Before getting into a story about health care offered in prisons and jails, Oliver offered a wickedly funny rapid-fire recap spanning events from the past five months, covering everything from Lauren Boebert getting kicked out of a theatrical production of Beetlejuice for inappropriate behavior, to the coronation of King Charles (his official coronation portrait looks like "someone wearing a set of tacky drapes over a Lakers jersey"), to Vladimir Putin rival Yevgeny Prigozhin dying in "the most predictable plane crash of all time."

Then he gave a shout-out to his writers and took a moment to seriously address the strikes.

“Our writers, the people who wrote those jokes, were forced to strike for a fair contract for the last five months. And it was an immensely difficult time, not just for them but for everyone else working on this show and many others who could no longer do their jobs,” Oliver said. “And to be clear, this strike happened for good reasons.

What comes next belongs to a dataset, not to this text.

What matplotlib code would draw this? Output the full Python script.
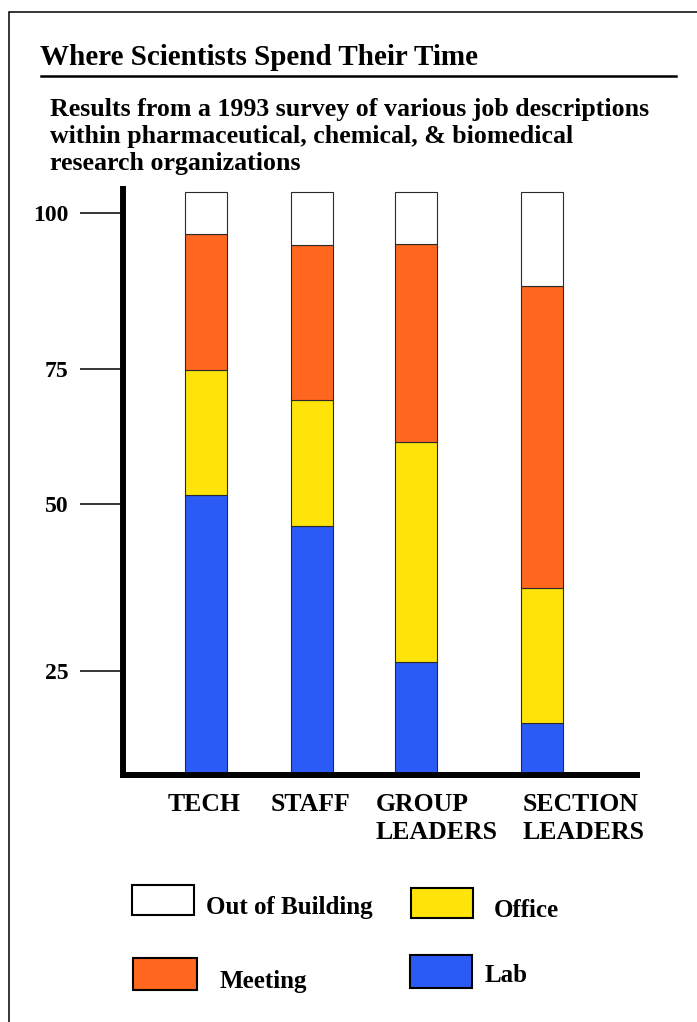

Our industry has seen its work severely squeezed in recent years.”

The host pointed to various stories about writers and actors who have recognizable work in the industry, but who still can’t make enough to afford basic needs or even qualify for health insurance.

And with that, he had some harsh words for the major studios that the writers were striking against.

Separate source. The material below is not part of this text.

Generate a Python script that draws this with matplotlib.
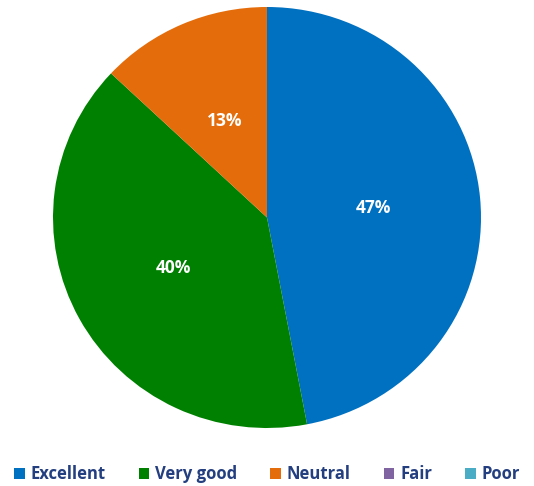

“While I’m happy that [the WGA] eventually got a fair deal and I’m immensely proud of what our union accomplished, I’m also furious that it took the studios 148 days to achieve a deal that they could have offered on day f***ing one,” Oliver said. “Hopefully, this might encourage others, from auto workers to Starbucks baristas to healthcare providers, whether they are in unions or would like to be, to find power in each other.”

Oliver went on to say that in his industry in particular, he hopes that SAG-AFTRA and IATSE — which represents production crews —will be able to leverage what the writers have done with their new contract and get a more fair deal for themselves, too.

“The truth is, it takes many people working really hard to make film and TV, all of whom deserve a piece of the pie.”

Oliver’s return followed Real Time With Bill Maher, which hit the airwaves with a new show on Saturday, Sept. 29. Other late night shows are also coming back starting on Monday, Oct. 2, including Jimmy Kimmel Live!, Late Night With Seth Meyers, The Late Show With Stephen Colbert and The Tonight Show Starring Jimmy Fallon.

Daytime talk shows will also be starting up again, with The Jennifer Hudson Show set to return on Monday, Oct. 2, while The Drew Barrymore Show and The Kelly Clarkson Show, both of which were close to returning earlier before facing backlash, are slated to rev back up in the coming week or two.

Last Week Tonight With John Oliver airs Sundays at 11 p.m. on HBO.